Think of Whole30 as a month-long eating reset where you focus on eating only whole, unprocessed foods and cutting out all added sugars, artificial sweeteners, alcohol, grains, most legumes and peas, soy products, dairy, and processed foods with certain additives. The Whole30 concept is based on the premise that our highly processed, modern diets trigger inflammation, hormone imbalances, and subtle food intolerances that may be having a cascading effect on health, as well as appetite and food choices. By eating “clean” for 30 days, an individual can then assess what foods they really miss, as well as identify potential effects that foods may have on their body when adding them back. Foods during the 30 days include all vegetables, fruits, nuts and seeds (including nut milks and nut butters), eggs, fish, meat, poultry, and some oils and fats.

The Good: For the most part, the food choices provide a framework for nutrient-dense, whole foods to become the focus of your diet. This eating plan isn’t called a weight loss plan, since the emphasis is more on restoring health and balance in the body, but most individuals do lose some weight. The guidelines also mimic what research suggests be done to reduce inflammation and chronic diseases risk. I’ve found a temporary “reset” with whole foods similar to this to be really helpful after eating periods of less healthy eating like after the holidays or vacation because 1) your body is usually craving whole foods at that point and 2) it’s usually eye-opening realizing how many chemicals, added sugars, and other less health components you’ve been consuming.

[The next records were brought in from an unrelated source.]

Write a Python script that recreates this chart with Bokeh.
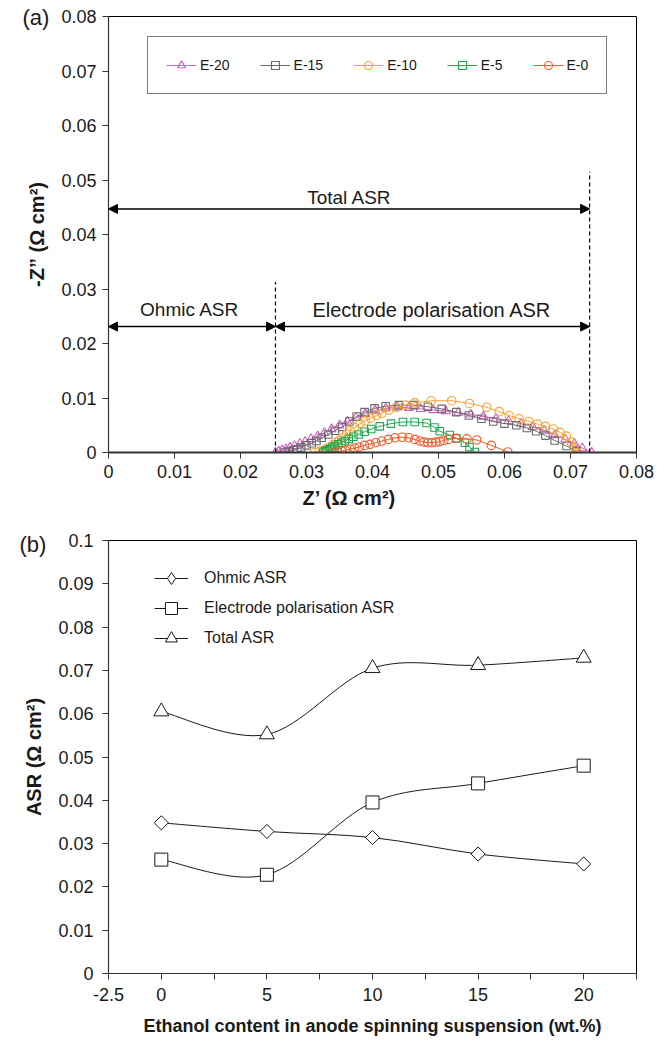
import numpy as np
from bokeh.plotting import figure
from bokeh.layouts import column
from bokeh.models import (ColumnDataSource, FixedTicker, Legend, LegendItem, Label,
                          Arrow, NormalHead, Range1d, Title)
from bokeh.embed import file_html
from bokeh.resources import INLINE

FONT = "Liberation Sans"

# ---------------- (a) impedance spectra: Z' and -Z'' (ohm cm2) ----------------
E20_ZRE = [0.0253, 0.0258, 0.0263, 0.0269, 0.0275, 0.0282, 0.0290, 0.0298, 0.0307, 0.0317,
           0.0327, 0.0338, 0.0350, 0.0362, 0.0375, 0.0389, 0.0404, 0.0420, 0.0437, 0.0455,
           0.0473, 0.0492, 0.0511, 0.0530, 0.0549, 0.0568, 0.0587, 0.0606, 0.0625, 0.0643,
           0.0660, 0.0676, 0.0692, 0.0706, 0.0718, 0.0732]
E20_ZIM = [0.0000, 0.0002, 0.0004, 0.0006, 0.0009, 0.0012, 0.0016, 0.0020, 0.0025, 0.0030,
           0.0036, 0.0043, 0.0050, 0.0057, 0.0064, 0.0071, 0.0077, 0.0081, 0.0083, 0.0082,
           0.0080, 0.0078, 0.0076, 0.0073, 0.0070, 0.0066, 0.0062, 0.0058, 0.0053, 0.0047,
           0.0040, 0.0032, 0.0024, 0.0016, 0.0008, 0.0000]

E15_ZRE = [0.0267, 0.0273, 0.0280, 0.0286, 0.0292, 0.0300, 0.0308, 0.0315, 0.0323, 0.0333,
           0.0343, 0.0354, 0.0365, 0.0376, 0.0388, 0.0403, 0.0420, 0.0440, 0.0462, 0.0484,
           0.0505, 0.0527, 0.0546, 0.0565, 0.0583, 0.0600, 0.0618, 0.0634, 0.0648, 0.0662,
           0.0676, 0.0694, 0.0709]
E15_ZIM = [0.0000, 0.0002, 0.0004, 0.0006, 0.0009, 0.0013, 0.0017, 0.0021, 0.0027, 0.0033,
           0.0040, 0.0047, 0.0057, 0.0066, 0.0074, 0.0081, 0.0085, 0.0087, 0.0087, 0.0084,
           0.0080, 0.0074, 0.0068, 0.0062, 0.0057, 0.0053, 0.0050, 0.0045, 0.0039, 0.0031,
           0.0022, 0.0012, 0.0002]

E10_ZRE = [0.0313, 0.0319, 0.0325, 0.0330, 0.0335, 0.0340, 0.0345, 0.0350, 0.0356, 0.0361,
           0.0366, 0.0373, 0.0381, 0.0389, 0.0397, 0.0406, 0.0414, 0.0425, 0.0436, 0.0450,
           0.0464, 0.0489, 0.0520, 0.0547, 0.0573, 0.0592, 0.0607, 0.0622, 0.0637, 0.0650,
           0.0662, 0.0674, 0.0684, 0.0694, 0.0701, 0.0705, 0.0710]
E10_ZIM = [0.0000, 0.0002, 0.0004, 0.0007, 0.0010, 0.0014, 0.0019, 0.0023, 0.0028, 0.0034,
           0.0040, 0.0046, 0.0053, 0.0058, 0.0063, 0.0068, 0.0072, 0.0078, 0.0083, 0.0087,
           0.0091, 0.0095, 0.0095, 0.0090, 0.0083, 0.0075, 0.0068, 0.0062, 0.0057, 0.0052,
           0.0048, 0.0043, 0.0037, 0.0030, 0.0019, 0.0010, 0.0000]

E5_ZRE = [0.0325, 0.0328, 0.0331, 0.0335, 0.0339, 0.0343, 0.0348, 0.0353, 0.0358, 0.0364,
          0.0371, 0.0379, 0.0388, 0.0398, 0.0411, 0.0428, 0.0446, 0.0464, 0.0482, 0.0494,
          0.0502, 0.0517, 0.0527, 0.0540, 0.0547, 0.0555]
E5_ZIM = [0.0000, 0.0002, 0.0004, 0.0006, 0.0009, 0.0012, 0.0015, 0.0018, 0.0021, 0.0025,
          0.0029, 0.0033, 0.0038, 0.0043, 0.0048, 0.0053, 0.0056, 0.0056, 0.0054, 0.0046,
          0.0039, 0.0032, 0.0026, 0.0018, 0.0010, 0.0001]

E0_ZRE = [0.0342, 0.0347, 0.0353, 0.0359, 0.0366, 0.0373, 0.0380, 0.0388, 0.0396, 0.0405,
          0.0414, 0.0424, 0.0434, 0.0445, 0.0455, 0.0464, 0.0472, 0.0478, 0.0484, 0.0490,
          0.0496, 0.0502, 0.0508, 0.0515, 0.0527, 0.0543, 0.0558, 0.0580, 0.0605]
E0_ZIM = [0.0000, 0.0001, 0.0003, 0.0004, 0.0006, 0.0008, 0.0010, 0.0013, 0.0015, 0.0018,
          0.0021, 0.0024, 0.0027, 0.0028, 0.0027, 0.0024, 0.0021, 0.0019, 0.0018, 0.0018,
          0.0019, 0.0020, 0.0022, 0.0024, 0.0026, 0.0025, 0.0023, 0.0013, 0.0001]

A_TICKS = [0.0, 0.01, 0.02, 0.03, 0.04, 0.05, 0.06, 0.07, 0.08]
A_TICK_LABELS = ["0", "0.01", "0.02", "0.03", "0.04", "0.05", "0.06", "0.07", "0.08"]

# ---------------- (b) ASR versus ethanol content ----------------
ETHANOL = [0, 5, 10, 15, 20]
OHMIC_ASR = [0.0348, 0.0328, 0.0314, 0.0276, 0.0253]
ELECTRODE_ASR = [0.0263, 0.0228, 0.0395, 0.0439, 0.0480]
TOTAL_ASR = [0.0605, 0.0552, 0.0705, 0.0712, 0.0729]

B_X_TICKS = [-2.5, 0.0, 2.5, 5.0, 7.5, 10.0, 12.5, 15.0, 17.5, 20.0, 22.5]
B_X_LABELS = ["-2.5", "0", "", "5", "", "10", "", "15", "", "20", ""]
B_Y_TICKS = [0.0, 0.01, 0.02, 0.03, 0.04, 0.05, 0.06, 0.07, 0.08, 0.09, 0.1]
B_Y_LABELS = ["0", "0.01", "0.02", "0.03", "0.04", "0.05", "0.06", "0.07", "0.08", "0.09", "0.1"]


def style_axes(p, tick_size, xtitle_size, ytitle_size):
    for ax, tsize in ((p.xaxis[0], xtitle_size), (p.yaxis[0], ytitle_size)):
        ax.axis_line_color = "#333333"
        ax.axis_line_width = 1.2
        ax.major_tick_line_color = "#333333"
        ax.major_tick_out = 6
        ax.major_tick_in = 0
        ax.minor_tick_out = 0
        ax.minor_tick_in = 0
        ax.major_label_text_font = FONT
        ax.major_label_text_font_size = tick_size
        ax.major_label_text_color = "#1a1a1a"
        ax.axis_label_text_font = FONT
        ax.axis_label_text_font_style = "bold"
        ax.axis_label_text_font_size = tsize
        ax.axis_label_text_color = "#1a1a1a"
    p.xgrid.visible = False
    p.ygrid.visible = False
    p.outline_line_color = "black"
    p.outline_line_width = 1


def panel_tag(p, text, offset, standoff):
    # tag sits in the top border, to the left of the frame
    p.add_layout(Title(text=text, align="left", offset=offset, standoff=standoff,
                       vertical_align="bottom", text_font=FONT, text_font_size="22px",
                       text_font_style="normal", text_color="#1a1a1a"), "above")


# ================= panel (a) =================
pa = figure(width=666, height=525, output_backend="svg", toolbar_location=None,
            x_range=Range1d(0, 0.08), y_range=Range1d(0, 0.08),
            min_border_left=107, min_border_right=30, min_border_top=16, min_border_bottom=73,
            y_axis_label="-Z” (Ω cm²)")
style_axes(pa, "18px", "20px", "20px")
pa.xaxis[0].major_label_standoff = 6
pa.yaxis[0].major_label_standoff = 6
pa.yaxis[0].axis_label_standoff = 10
pa.xaxis[0].ticker = FixedTicker(ticks=A_TICKS)
pa.yaxis[0].ticker = FixedTicker(ticks=A_TICKS)
pa.xaxis[0].major_label_overrides = dict(zip(A_TICKS, A_TICK_LABELS))
pa.yaxis[0].major_label_overrides = dict(zip(A_TICKS, A_TICK_LABELS))
pa.xaxis[0].axis_line_width = 2
# x title, set a little left of the frame centre
pa.add_layout(Title(text="Z’ (Ω cm²)", align="left", offset=194, standoff=12,
                    vertical_align="top", text_font=FONT, text_font_size="20px",
                    text_font_style="bold", text_color="#1a1a1a"), "below")

series_a = [
    ("E-20", E20_ZRE, E20_ZIM, "#cf5fbf", "triangle", 9),
    ("E-15", E15_ZRE, E15_ZIM, "#6a6a6a", "square", 7.5),
    ("E-10", E10_ZRE, E10_ZIM, "#f7a130", "circle", 8.5),
    ("E-5", E5_ZRE, E5_ZIM, "#1fa851", "square", 7.5),
    ("E-0", E0_ZRE, E0_ZIM, "#f15a29", "circle", 8.5),
]
items_a = []
for name, zre, zim, col, marker, size in series_a:
    src = ColumnDataSource(dict(x=zre, y=zim))
    ln = pa.line("x", "y", source=src, line_color=col, line_width=1)
    sc = pa.scatter("x", "y", source=src, marker=marker, size=size,
                    line_color=col, fill_color=None, line_width=1.1)
    items_a.append(LegendItem(label=name, renderers=[ln, sc]))

leg_a = Legend(items=items_a, orientation="horizontal", location=(39, 358),
               border_line_color="black", border_line_width=1, padding=18, margin=0,
               spacing=30, glyph_width=30, glyph_height=20, label_standoff=4,
               label_text_font=FONT, label_text_font_size="14px",
               label_text_color="#1a1a1a")
pa.add_layout(leg_a)

# ASR markers taken from the E-20 cell (last entry in panel b)
ohm_e20 = OHMIC_ASR[-1]
tot_e20 = TOTAL_ASR[-1]
pa.segment(x0=[ohm_e20, tot_e20], y0=[0, 0], x1=[ohm_e20, tot_e20], y1=[0.0313, 0.0515],
           line_color="black", line_width=1.2, line_dash="4 3")


def harrow(p, x0, x1, y):
    p.add_layout(Arrow(x_start=x0, x_end=x1, y_start=y, y_end=y, line_width=1.5,
                       line_color="black",
                       start=NormalHead(size=9, fill_color="black", line_color="black"),
                       end=NormalHead(size=9, fill_color="black", line_color="black")))


harrow(pa, 0, tot_e20, 0.0447)
harrow(pa, 0, ohm_e20, 0.0231)
harrow(pa, ohm_e20, tot_e20, 0.0231)

for tx, ty, txt, fs in [(0.0365, 0.0468, "Total ASR", "19px"),
                        (0.0123, 0.0262, "Ohmic ASR", "19px"),
                        (0.0490, 0.0262, "Electrode polarisation ASR", "20px")]:
    pa.add_layout(Label(x=tx, y=ty, text=txt, text_align="center", text_baseline="middle",
                        text_font=FONT, text_font_size=fs, text_color="#1a1a1a"))

panel_tag(pa, "(a)", -86, -26)

# ================= panel (b) =================
pb = figure(width=666, height=517, output_backend="svg", toolbar_location=None,
            x_range=Range1d(-2.5, 22.5), y_range=Range1d(0, 0.1),
            min_border_left=108, min_border_right=27, min_border_top=15, min_border_bottom=69,
            x_axis_label="Ethanol content in anode spinning suspension (wt.%)",
            y_axis_label="ASR (Ω cm²)")
style_axes(pb, "18px", "18px", "20px")
pb.xaxis[0].major_label_standoff = 8
pb.yaxis[0].major_label_standoff = 9
pb.xaxis[0].axis_label_standoff = 12
pb.yaxis[0].axis_label_standoff = 10
pb.xaxis[0].ticker = FixedTicker(ticks=B_X_TICKS)
pb.yaxis[0].ticker = FixedTicker(ticks=B_Y_TICKS)
pb.xaxis[0].major_label_overrides = dict(zip(B_X_TICKS, B_X_LABELS))
pb.yaxis[0].major_label_overrides = dict(zip(B_Y_TICKS, B_Y_LABELS))


def smooth_segments(xs, ys, t=1.0 / 6.0):
    """Cubic Bezier control points for a smoothed line through the points."""
    n = len(xs)
    out = dict(x0=[], y0=[], x1=[], y1=[], cx0=[], cy0=[], cx1=[], cy1=[])
    for i in range(n - 1):
        a = max(i - 1, 0)
        d = min(i + 2, n - 1)
        out["x0"].append(xs[i]); out["y0"].append(ys[i])
        out["x1"].append(xs[i + 1]); out["y1"].append(ys[i + 1])
        out["cx0"].append(xs[i] + (xs[i + 1] - xs[a]) * t)
        out["cy0"].append(ys[i] + (ys[i + 1] - ys[a]) * t)
        out["cx1"].append(xs[i + 1] - (xs[d] - xs[i]) * t)
        out["cy1"].append(ys[i + 1] - (ys[d] - ys[i]) * t)
    return out


# (name, values, plot marker, size, angle, legend marker)
series_b = [
    ("Ohmic ASR", OHMIC_ASR, "square", 10, np.pi / 4, "diamond"),
    ("Electrode polarisation ASR", ELECTRODE_ASR, "square", 13, 0.0, None),
    ("Total ASR", TOTAL_ASR, "triangle", 15, 0.0, None),
]
items_b = []
for name, vals, marker, size, ang, key_marker in series_b:
    pb.bezier(source=ColumnDataSource(smooth_segments(ETHANOL, vals)),
              x0="x0", y0="y0", x1="x1", y1="y1", cx0="cx0", cy0="cy0", cx1="cx1", cy1="cy1",
              line_color="#1a1a1a", line_width=1)
    # one-point line: supplies the legend's line sample only
    key_line = pb.line(x=ETHANOL[:1], y=vals[:1], line_color="#1a1a1a", line_width=1)
    renderers = [key_line]
    if key_marker is not None:
        # legend-shaped marker, sits fully beneath the rotated square drawn next
        renderers.append(pb.scatter(x=ETHANOL, y=vals, marker=key_marker, size=size + 3,
                                    line_color="#1a1a1a", fill_color="white", line_width=1))
    sc = pb.scatter(x=ETHANOL, y=vals, marker=marker, size=size, angle=ang,
                    line_color="#1a1a1a", fill_color="white", line_width=1)
    if key_marker is None:
        renderers.append(sc)
    items_b.append(LegendItem(label=name, renderers=renderers))

leg_b = Legend(items=items_b, orientation="vertical", location=(42, 316),
               border_line_alpha=0, background_fill_alpha=0, padding=4, margin=0,
               spacing=0, glyph_width=34, glyph_height=30, label_standoff=16,
               label_text_font=FONT, label_text_font_size="16px",
               label_text_color="#1a1a1a")
pb.add_layout(leg_b)

panel_tag(pb, "(b)", -89, -32)

layout = column(pa, pb, spacing=0)
open("out.html", "w").write(file_html(layout, INLINE))
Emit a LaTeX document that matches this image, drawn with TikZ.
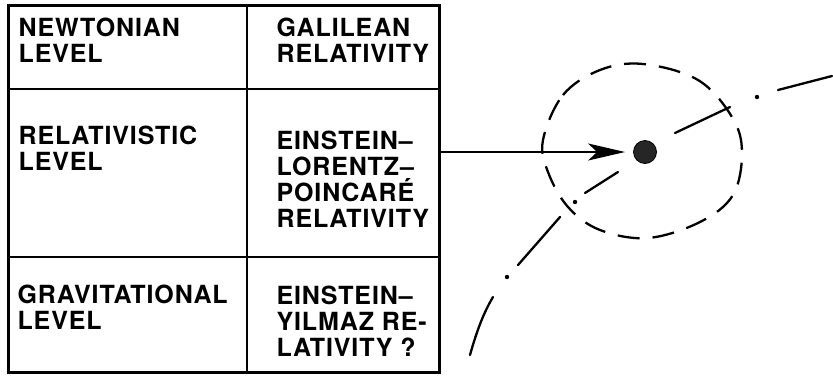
\documentclass[tikz,border=0pt]{standalone}
\usepackage{fontspec}
\setmainfont{TeX Gyre Heros}[LetterSpace=3.5]
\usetikzlibrary{arrows.meta, positioning, calc}
\tikzset{
  every picture/.style={line width=1.2pt},
  frame/.style={draw, line width=2.6pt, inner sep=0pt, anchor=north west},
  rule/.style={line width=2.4pt},
  label/.style={anchor=north west, align=left, inner sep=0pt,
    font=\bfseries\fontsize{25}{26}\selectfont},
  blob/.style={circle, fill=black!85, draw=black, line width=0.8pt, minimum size=23pt, inner sep=0pt},
  arrow/.style={-{Stealth[length=37pt, width=17pt, inset=9pt]}, line width=2pt},
  orbit/.style={line width=2.3pt, dash pattern=on 22pt off 13pt},
  track/.style={line width=2.3pt, line cap=round},
}

\begin{document}
\begin{tikzpicture}[x=1pt, y=-1pt]
  \useasboundingbox (0,0) rectangle (833,376);
  % the table of levels
  \node[frame, minimum width=431pt, minimum height=367pt] (tbl) at (7,4) {};
  \draw[rule] (247,4) -- (247,371);
  \draw[rule] (7,89) -- (438,89);
  \draw[rule] (7,257) -- (438,257);
  \node[label] (newton) at (18,17) {NEWTONIAN\\LEVEL};
  \node[label] (galilei) at (276,17) {GALILEAN\\RELATIVITY};
  \node[label] (relat) at (18,125) {RELATIVISTIC\\LEVEL};
  \node[label] (lorentz) at (276,130) {EINSTEIN--\\LORENTZ--\\POINCARÉ\\RELATIVITY};
  \node[label] (grav) at (17,284) {GRAVITATIONAL\\LEVEL};
  \node[label] (yilmaz) at (276,285) {EINSTEIN--\\YILMAZ RE-\\LATIVITY ?};
  % the body and its surroundings
  \node[blob] (dot) at (645,152) {};
  \draw[arrow, shorten >=8pt] (dot.west -| tbl.east) -- (dot.west);
  \draw[orbit] plot[smooth cycle, tension=0.6] coordinates {
    (543,140) (563,95) (600,70) (643,64) (698,80) (732,117) (742,152)
    (733,195) (700,222) (648,238) (600,230) (568,207) (548,172)};
  % dash-dot path through the body
  \draw[track] (470,355) .. controls (477,330) and (484,312) .. (493,297);
  \draw[track] (518,265) -- (560,217);
  \draw[track] (585,193) -- (618,172);
  \draw[track] (675,133) -- (730,107);
  \draw[track] (778,90) -- (832,76);
  \foreach \p in {(507,277),(575,202),(757,97)}
    \fill \p circle (2.2);
\end{tikzpicture}
\end{document}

The Bad: A lack of calcium and vitamin D intake is my only major concern from a nutrition standpoint, and these could be met other ways with proper planning. Temporarily removing dairy as part of a bigger plan is often a helpful approach to calm the body and identify food intolerances and issues, but most individuals can usually add all or some dairy components back after 30 days. My other issue is that legumes are off-limits, something that I have a hard time justifying as foods I need to avoid – particularly peanut butter.

Bottom line: The 30-day timeframe makes drastic eating changes (many that we know we all need to do) seem doable, and meal plans typically provide adequate energy. I’ve done a few “rounds” of Whole30 or similar plans, and while I regress to many of my old eating habits, I do seem to incorporate one or two healthy takeaways each time I do it.